Zunächst stellte das Gericht in seinem Urteil fest, dass sich weder aus dem speziellen Rundfunkbeitragsrecht (§ 11 Abs. 8 Satz 1 RBStV) noch aus der DSGVO selbst ein Anspruch auf Einsichtnahme in den AV-Vertrag ergibt. Weder der Zweck des AV-Vertrags noch die Systematik der DSGVO würden eine Offenlegung gegenüber der betroffenen Person rechtfertigten. Das Gericht lehnte sogar die Annahme eines „berechtigten Interesses“ ab, wie es der Kläger ins Feld geführt hatte.

Warum Betroffene die Rechtmäßigkeit nicht selbst prüfen dürfen

Besonders deutlich wird das Gericht in seiner Begründung, warum eine betroffene Person nicht berechtigt ist, die Wirksamkeit eines AV-Vertrags selbst zu überprüfen. Diese Kontrolle, so das Gericht, obliege ausschließlich der zuständigen Datenschutzaufsichtsbehörde nach Art. 51 Abs. 1 DSGVO. Die Rolle der betroffenen Person beschränke sich hingegen auf den Auskunftsanspruch über die Verarbeitung ihrer personenbezogenen Daten – etwa darüber, dass eine Datenverarbeitung durch einen Auftragsverarbeiter erfolgt. Eine rechtliche Überprüfung dieser Datenverarbeitung und insbesondere der vertraglichen Grundlagen zwischen Verantwortlichem und Dienstleister sei dagegen Sache der Aufsichtsbehörde, nicht der betroffenen Person.

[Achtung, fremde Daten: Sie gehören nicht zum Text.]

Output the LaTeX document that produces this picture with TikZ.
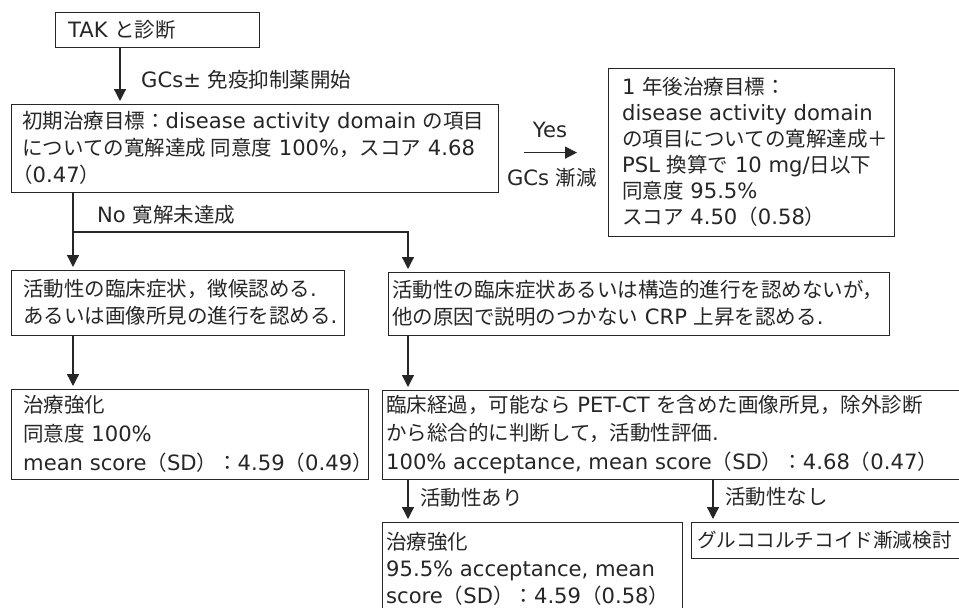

Verweis auf das Beschwerderecht statt Einsicht in interne Verträge

Das Gericht fügt hinzu, dass Betroffene, wenn sie trotz Auskunftsrecht Zweifel an der Einhaltung von Datenschutzrecht haben, sie auf ihr Beschwerderecht nach Art. 77 DSGVO zurückgreifen können. Hiermit könnten sich Betroffene an die zuständige Datenschutzaufsichtsbehörde wenden. Diese ist gesetzlich verpflichtet, möglichen Verstößen nachzugehen und bei Bedarf die in Art. 58 DSGVO vorgesehenen Maßnahmen zu ergreifen. Ein Anspruch auf eine konkrete Maßnahme besteht allerdings nicht.

Fazit

Die Entscheidung des VGH München zur Einsicht in den Auftragsverarbeiter-Vertrag entlastet Unternehmen erheblich. Bereits jetzt sind Verantwortliche mit umfangreichen Nachweis- und Dokumentationspflichten konfrontiert. Die Pflicht, betroffenen Personen auf Anfrage zusätzlich interne AV-Verträge offenzulegen, hätte nicht nur den Schutz von Geschäftsgeheimnissen schwächen, sondern auch zu erheblichem Mehraufwand führen können. Dass das Gericht diesen Versuch einer „Privataufsicht“ zurückweist, stärkt den Grundsatz der Verhältnismäßigkeit in der Datenschutzpraxis.